By Steve Tytler Herald Columnist
Question: I saw your column on the subject of novice real estate investors. There is one issue I am interested in just as a public issue. This is the idea people seem to believe in that anyone who invests in real estate is somehow entitled to a rental income that is at least equal to their expenses.
I think anyone who advises potential investors should make it crystal clear that there is no “god-given” or natural law right to a positive cash flow in a real estate investment. Knowing that would help small and novice investors get along better with their prospective and actual tenants, and, as importantly, with themselves and their spouses or investment partners.
The idea that one can, by spending a tiny amount, end up owning a property worth hundreds of thousands without investing any further amount of one’s own money just isn’t very plausible.
I lived in Merced County in California at the height of the real estate bubble. Bay Area investors came in thinking they could put $5,000 down on a $400,000 property in an economically depressed area and get someone to pay $1,800 a month in rent.
Never worked, and I knew from day one it wouldn’t. People with that amount of money could afford to buy their own house and did.
Answer: You raise a good point, and I agree with you. Many years ago late night TV used to be filled with infomercials about how to “Get Rich Quick in Real Estate” by buying homes with “No Money Down!” What these gurus failed to explain was how much money it might cost to hold onto the properties after you buy them.
The no-money-down craze was popular when home prices were appreciating rapidly. The idea was that the rising home price would more than make up for any short-term negative cash flow you might have while holding the property.

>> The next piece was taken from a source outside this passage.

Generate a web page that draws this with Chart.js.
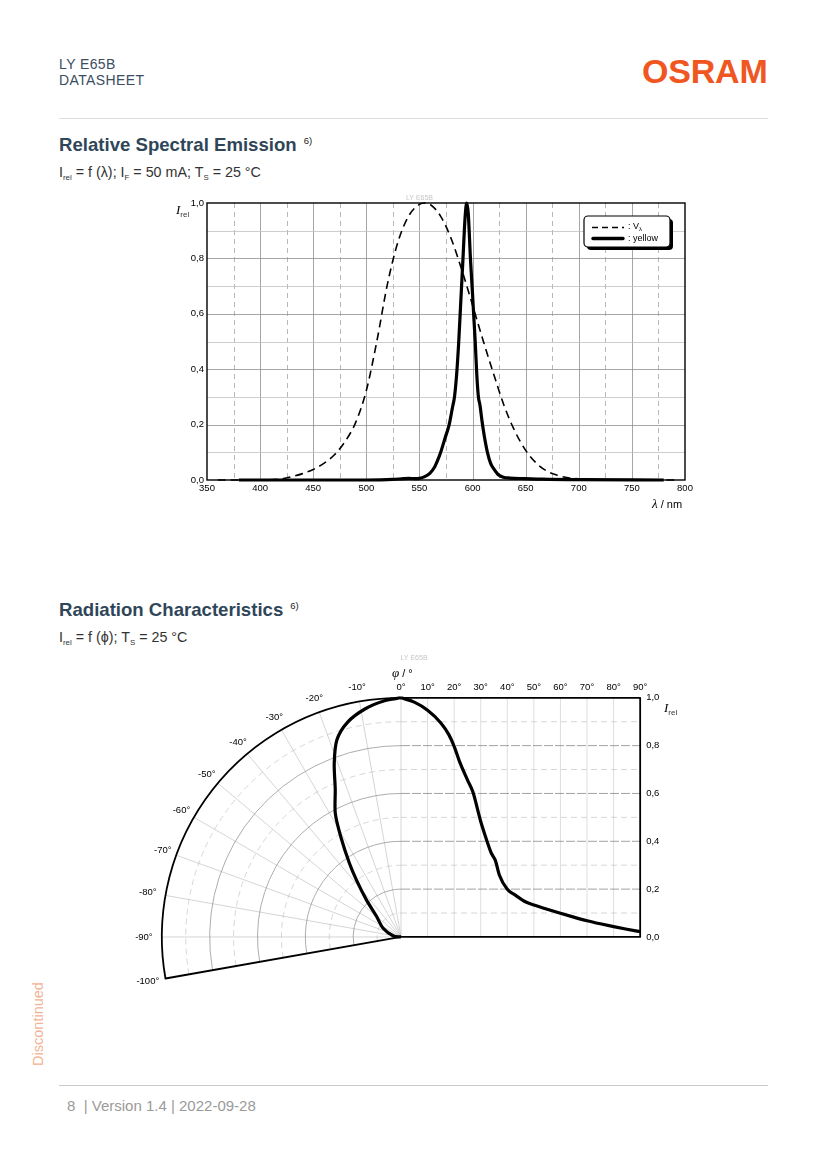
<!DOCTYPE html>
<html>
<head>
<meta charset="utf-8">
<script src="https://cdn.jsdelivr.net/npm/chart.js@4.4.0/dist/chart.umd.min.js"></script>
<style>
  body { margin: 0; background: #fff; font-family: "Liberation Sans", Arial, sans-serif; }
  #page { position: relative; width: 827px; height: 1170px; overflow: hidden; background: #fff; }
  .abs { position: absolute; white-space: nowrap; line-height: 1; }
  .hdr { color: #3b4d5f; font-size: 14px; left: 59px; letter-spacing: 0.4px; }
  .logo { left: 642px; top: 54px; font-size: 34px; font-weight: bold; color: #f0561f; letter-spacing: -0.2px; }
  .rule { position: absolute; left: 59px; width: 709px; height: 1px; }
  .title { left: 59px; font-size: 18.6px; font-weight: bold; color: #2f4659; }
  .title sup { font-size: 9.5px; font-weight: normal; color: #222; vertical-align: 0.7em; margin-left: 7px; }
  .sub { left: 59px; font-size: 14.3px; color: #333; }
  .sub sub, .axt sub { font-size: 0.55em; vertical-align: -0.35em; color: #333; }
  .axt { font-size: 11px; color: #000; }
  .axt i { font-family: "Liberation Serif", serif; font-size: 13px; }
  canvas { position: absolute; }
</style>
</head>
<body>
<div id="page">
  <div class="abs hdr" style="top:57px">LY E65B</div>
  <div class="abs hdr" style="top:73px">DATASHEET</div>
  <div class="abs logo">OSRAM</div>
  <div class="rule" style="top:118px;background:#dedede"></div>

  <div class="abs title" style="top:136px">Relative Spectral Emission<sup>6)</sup></div>
  <div class="abs sub" style="top:165px">I<sub>rel</sub> = f (λ); I<sub>F</sub> = 50 mA; T<sub>S</sub> = 25 °C</div>

  <canvas id="spectrum" width="540" height="330" style="left:160px;top:185px"></canvas>
  <div class="abs axt" style="left:176px;top:203px"><i>I</i><sub style="font-size:8px">rel</sub></div>
  <div class="abs axt" style="left:652px;top:497px"><i>λ</i> / nm</div>

  <div class="abs title" style="top:601px">Radiation Characteristics<sup>6)</sup></div>
  <div class="abs sub" style="top:630px">I<sub>rel</sub> = f (ϕ); T<sub>S</sub> = 25 °C</div>

  <canvas id="radiation" width="574" height="370" style="left:114px;top:638px"></canvas>
  <div class="abs axt" style="left:392px;top:666px"><i>φ</i> / °</div>
  <div class="abs axt" style="left:664px;top:701px"><i>I</i><sub style="font-size:8px">rel</sub></div>

  <div class="abs" style="left:38px;top:1024px;transform:translate(-50%,-50%) rotate(-90deg);font-size:14.5px;color:#f2b396">Discontinued</div>
  <div class="rule" style="top:1085px;background:#c9c9c9"></div>
  <div class="abs" style="left:67px;top:1098px;font-size:15px;color:#9a9a9a">8&nbsp; | Version 1.4 | 2022-09-28</div>
</div>

<script>
// Relative spectral emission: eye sensitivity V(lambda) and the yellow LED
const vLambdaWl = [360, 380, 400, 420, 430, 440, 450, 460, 470, 480, 490, 500, 510, 520, 530, 540, 550, 555, 560, 570, 580, 590, 600, 610, 620, 630, 640, 650, 660, 670, 680, 690, 700, 720, 750, 790];
const vLambdaVal = [0, 0.0001, 0.0004, 0.004, 0.012, 0.023, 0.038, 0.06, 0.091, 0.139, 0.208, 0.323, 0.503, 0.71, 0.862, 0.954, 0.995, 1.0, 0.995, 0.952, 0.87, 0.757, 0.631, 0.503, 0.381, 0.265, 0.175, 0.107, 0.061, 0.032, 0.017, 0.008, 0.004, 0.001, 0, 0];

const yellowWl = [380, 450, 500, 525, 535, 540, 545, 550, 555, 560, 564, 567, 570, 574, 578, 581, 583, 585, 587, 589, 591, 593, 594.5, 596, 598, 600, 601, 602.5, 604, 605.5, 607, 609, 611, 614, 617, 620, 624, 629, 635, 650, 665, 700, 780];
const yellowVal = [0, 0, 0, 0.002, 0.005, 0.006, 0.005, 0.006, 0.012, 0.025, 0.045, 0.07, 0.1, 0.15, 0.2, 0.26, 0.3, 0.38, 0.5, 0.65, 0.8, 0.95, 1.0, 0.96, 0.8, 0.67, 0.6, 0.5, 0.38, 0.3, 0.27, 0.21, 0.16, 0.1, 0.06, 0.04, 0.02, 0.01, 0.007, 0.005, 0.003, 0.001, 0];

const wlTicks = [350, 400, 450, 500, 550, 600, 650, 700, 750, 800];
const irelTicks = [0, 0.2, 0.4, 0.6, 0.8, 1.0];

// Radiation characteristic: right half (cartesian) and left half (polar)
const angleDeg = [0, 5, 10, 15, 18, 20, 22, 25, 27, 30, 32, 34, 35.5, 37, 40, 43, 47, 50, 55, 60, 65, 70, 75, 80, 85, 90];
const irelAngle = [1.0, 0.982, 0.948, 0.895, 0.846, 0.797, 0.734, 0.657, 0.608, 0.483, 0.413, 0.35, 0.32, 0.259, 0.199, 0.175, 0.146, 0.134, 0.116, 0.099, 0.083, 0.068, 0.055, 0.043, 0.032, 0.022];

const leftAngleDeg = [0, -4, -9, -14, -18, -21, -24, -28, -31, -35, -38, -43, -50, -64, -83, -90];
const leftIrel = [1.0, 0.99, 0.965, 0.925, 0.867, 0.779, 0.676, 0.585, 0.489, 0.376, 0.303, 0.212, 0.133, 0.083, 0.032, 0];

const polarAngleLabels = [-10, -20, -30, -40, -50, -60, -70, -80, -90, -100];
const topAngleLabels = [0, 10, 20, 30, 40, 50, 60, 70, 80, 90];
const ringValues = [0.1, 0.2, 0.3, 0.4, 0.5, 0.6, 0.7, 0.8, 0.9];

const fmt = v => v.toFixed(1).replace('.', ',');
const sans = '"Liberation Sans", Arial, sans-serif';

// Spectrum grid, frame and legend
const spectrumDecor = {
  id: 'spectrumDecor',
  beforeDatasetsDraw(chart) {
    const { ctx, chartArea: a, scales: { x, y } } = chart;
    ctx.save();
    ctx.lineWidth = 0.8;
    for (let w = 375; w < 800; w += 25) {
      const px = Math.round(x.getPixelForValue(w)) + 0.5;
      const major = w % 50 === 0;
      ctx.strokeStyle = major ? '#8f8f8f' : '#a6a6a6';
      ctx.setLineDash(major ? [] : [5, 4]);
      ctx.beginPath(); ctx.moveTo(px, a.top); ctx.lineTo(px, a.bottom); ctx.stroke();
    }
    ctx.setLineDash([]);
    for (let i = 1; i < 10; i++) {
      const py = Math.round(y.getPixelForValue(i / 10)) + 0.5;
      ctx.strokeStyle = i % 2 === 0 ? '#8f8f8f' : '#c2c2c2';
      ctx.beginPath(); ctx.moveTo(a.left, py); ctx.lineTo(a.right, py); ctx.stroke();
    }
    ctx.strokeStyle = '#000';
    ctx.lineWidth = 1.4;
    ctx.strokeRect(a.left, a.top, a.right - a.left, a.bottom - a.top);
    ctx.fillStyle = '#c6c6c6';
    ctx.font = '7px ' + sans;
    ctx.textAlign = 'center';
    ctx.textBaseline = 'bottom';
    ctx.fillText('LY E65B', x.getPixelForValue(550), a.top - 1);
    ctx.restore();
  },
  afterDatasetsDraw(chart) {
    const { ctx, chartArea: a } = chart;
    const bw = 86, bh = 31;
    const bx = a.right - 15 - bw, by = a.top + 13;
    const rr = (x0, y0) => {
      ctx.beginPath();
      ctx.roundRect(x0, y0, bw, bh, 4);
    };
    ctx.save();
    ctx.fillStyle = '#000';
    rr(bx + 3, by + 3); ctx.fill();
    ctx.fillStyle = '#fff';
    ctx.strokeStyle = '#000';
    ctx.lineWidth = 1.2;
    rr(bx, by); ctx.fill(); ctx.stroke();
    ctx.lineWidth = 1.7;
    ctx.setLineDash([6, 4]);
    ctx.beginPath(); ctx.moveTo(bx + 8, by + 11.5); ctx.lineTo(bx + 40, by + 11.5); ctx.stroke();
    ctx.setLineDash([]);
    ctx.lineWidth = 3.4;
    ctx.lineCap = 'round';
    ctx.beginPath(); ctx.moveTo(bx + 9, by + 22.5); ctx.lineTo(bx + 39, by + 22.5); ctx.stroke();
    ctx.fillStyle = '#000';
    ctx.font = '9px ' + sans;
    ctx.textBaseline = 'middle';
    ctx.fillText(': V', bx + 44, by + 11);
    const w = ctx.measureText(': V').width;
    ctx.font = '6px ' + sans;
    ctx.fillText('λ', bx + 44 + w, by + 13.5);
    ctx.font = '9px ' + sans;
    ctx.fillText(': yellow', bx + 44, by + 22.5);
    ctx.restore();
  }
};

new Chart(document.getElementById('spectrum'), {
  type: 'line',
  data: {
    datasets: [
      {
        label: 'V_λ',
        data: vLambdaWl.map((w, i) => ({ x: w, y: vLambdaVal[i] })),
        borderColor: '#000',
        borderWidth: 1.6,
        borderDash: [8, 5],
        pointRadius: 0,
        cubicInterpolationMode: 'monotone',
        clip: 4
      },
      {
        label: 'yellow',
        data: yellowWl.map((w, i) => ({ x: w, y: yellowVal[i] })),
        borderColor: '#000',
        borderWidth: 3.2,
        pointRadius: 0,
        cubicInterpolationMode: 'monotone',
        clip: 4
      }
    ]
  },
  options: {
    responsive: false,
    animation: false,
    layout: { padding: { left: 17, right: 15, top: 18, bottom: 17 } },
    plugins: { legend: { display: false }, tooltip: { enabled: false } },
    scales: {
      x: {
        type: 'linear', min: 350, max: 800,
        afterBuildTicks: s => { s.ticks = wlTicks.map(v => ({ value: v })); },
        afterFit: s => { s.height = 18; },
        ticks: { font: { size: 9.5, family: sans }, color: '#000', padding: 3, maxRotation: 0, callback: v => v },
        grid: { display: false, drawTicks: false },
        border: { display: false }
      },
      y: {
        min: 0, max: 1,
        afterBuildTicks: s => { s.ticks = irelTicks.map(v => ({ value: v })); },
        afterFit: s => { s.width = 30; },
        ticks: { font: { size: 9.5, family: sans }, color: '#000', padding: 3, callback: v => fmt(v) },
        grid: { display: false, drawTicks: false },
        border: { display: false }
      }
    }
  },
  plugins: [spectrumDecor]
});

// Radiation diagram grid and labels
const rad = d => (d - 90) * Math.PI / 180;
const radiationDecor = {
  id: 'radiationDecor',
  beforeDatasetsDraw(chart) {
    const { ctx, scales: { x, y } } = chart;
    const cx = x.getPixelForValue(0), cy = y.getPixelForValue(0);
    const R = x.getPixelForValue(1) - cx;
    const right = x.getPixelForValue(1);
    const top = y.getPixelForValue(1);
    ctx.save();
    ctx.lineWidth = 0.6;
    ctx.strokeStyle = '#b8b8b8';
    for (let d = 0; d >= -90; d -= 10) {
      ctx.beginPath(); ctx.moveTo(cx, cy);
      ctx.lineTo(cx + R * Math.cos(rad(d)), cy + R * Math.sin(rad(d))); ctx.stroke();
    }
    ctx.strokeStyle = '#c8c8c8';
    for (let d = 10; d < 90; d += 10) {
      const px = x.getPixelForValue(d / 90);
      ctx.beginPath(); ctx.moveTo(px, cy); ctx.lineTo(px, top); ctx.stroke();
    }
    ringValues.forEach((r, i) => {
      const major = i % 2 === 1;
      ctx.lineWidth = major ? 0.7 : 0.6;
      ctx.strokeStyle = major ? '#8a8a8a' : '#bcbcbc';
      ctx.setLineDash(major ? [] : [6, 4]);
      ctx.beginPath(); ctx.arc(cx, cy, r * R, rad(-100), rad(0)); ctx.stroke();
      ctx.strokeStyle = major ? '#7a7a7a' : '#bcbcbc';
      ctx.setLineDash(major ? [9, 2] : [6, 4]);
      const py = y.getPixelForValue(r);
      ctx.beginPath(); ctx.moveTo(cx, py); ctx.lineTo(right, py); ctx.stroke();
    });
    ctx.setLineDash([]);
    ctx.strokeStyle = '#000';
    ctx.lineWidth = 1.8;
    ctx.lineJoin = 'round';
    ctx.beginPath();
    ctx.moveTo(cx, cy);
    ctx.lineTo(cx + R * Math.cos(rad(-100)), cy + R * Math.sin(rad(-100)));
    ctx.arc(cx, cy, R, rad(-100), rad(0));
    ctx.lineTo(right, top);
    ctx.lineTo(right, cy);
    ctx.lineTo(cx, cy);
    ctx.stroke();
    ctx.restore();
  },
  afterDraw(chart) {
    const { ctx, scales: { x, y } } = chart;
    const cx = x.getPixelForValue(0), cy = y.getPixelForValue(0);
    const R = x.getPixelForValue(1) - cx;
    const right = x.getPixelForValue(1);
    const top = y.getPixelForValue(1);
    ctx.save();
    ctx.fillStyle = '#000';
    ctx.font = '9.5px ' + sans;
    ctx.textAlign = 'center';
    ctx.textBaseline = 'middle';
    polarAngleLabels.forEach(d => {
      const lr = R * (d <= -80 ? 1.075 : 1.06);
      ctx.fillText(d + '°', cx + lr * Math.cos(rad(d)), cy + lr * Math.sin(rad(d)));
    });
    topAngleLabels.forEach(d => {
      ctx.fillText(d + '°', x.getPixelForValue(d / 90), top - 10);
    });
    ctx.textAlign = 'left';
    irelTicks.forEach(v => {
      ctx.fillText(fmt(v), right + 6, y.getPixelForValue(v));
    });
    ctx.fillStyle = '#c6c6c6';
    ctx.font = '7px ' + sans;
    ctx.textAlign = 'center';
    ctx.fillText('LY E65B', cx + 13, top - 40);
    ctx.restore();
  }
};

new Chart(document.getElementById('radiation'), {
  type: 'scatter',
  data: {
    datasets: [
      {
        label: 'right',
        data: angleDeg.map((d, i) => ({ x: d / 90, y: irelAngle[i] })),
        showLine: true, borderColor: '#000', borderWidth: 3.2, pointRadius: 0,
        cubicInterpolationMode: 'monotone', clip: false
      },
      {
        label: 'left',
        data: leftAngleDeg.map((d, i) => ({
          x: leftIrel[i] * Math.sin(d * Math.PI / 180),
          y: leftIrel[i] * Math.cos(d * Math.PI / 180)
        })),
        showLine: true, borderColor: '#000', borderWidth: 3.2, pointRadius: 0, tension: 0.3, clip: false
      }
    ]
  },
  options: {
    responsive: false,
    animation: false,
    layout: { padding: 0 },
    plugins: { legend: { display: false }, tooltip: { enabled: false } },
    scales: {
      x: { type: 'linear', display: false, min: -1.2, max: 1.2 },
      y: { type: 'linear', display: false, min: -0.29704, max: 1.25 }
    }
  },
  plugins: [radiationDecor]
});
</script>
</body>
</html>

But as we all know now, home prices don’t always go up. For the past six years home prices have dropped throughout the Puget Sound region. If you bought a home with no money down near the peak of the housing market, not only have you been losing money every month with negative rental income, but you have also lost the value of your home, so it’s a double whammy.
As you mentioned in your letter, it is virtually impossible to buy a home and rent it with a positive cash flow without making a down payment of at least 20 percent.
Buying a home with no money down is relatively easy in a weak housing market because many homeowners have very little or negative equity (owe more than their home is worth). All you are doing is taking over their financial problem.
It makes no sense in today’s real estate market to buy a rental house with a negative cash flow because we have no idea how long it will take before home prices start to appreciate at a reasonable rate.
It is possible to buy a fixer house and create “forced appreciation” by making repairs and improvements to increase its resale value. But that does not necessarily increase its rental value enough to generate a positive cash flow.
That’s why most fixer investors quickly flip the house to sell for a profit rather than trying to hold it as a long-term rental property investment.
Before you consider buying a rental property, make sure you do a rental survey of the area to find out the current rental rate for similar properties. This is easy to do by searching Craigslist and other online rental ad websites.
If you find that 3-bedroom, 2-bath homes in your neighborhood are renting for an average of $1,800 per month, don’t expect to be able to get $2,300 per month for your house just because that’s how much you need to pay your mortgage.
This is a fairly strong rental market for landlords, but you must be competitive. The best quality tenants are smart enough to search for the best deals. If you are able to rent your house for an above-market rate, you are likely end up with poor quality tenants who can’t qualify for the more affordable rentals and have no other choice.
That’s not the kind of tenants you want to attract.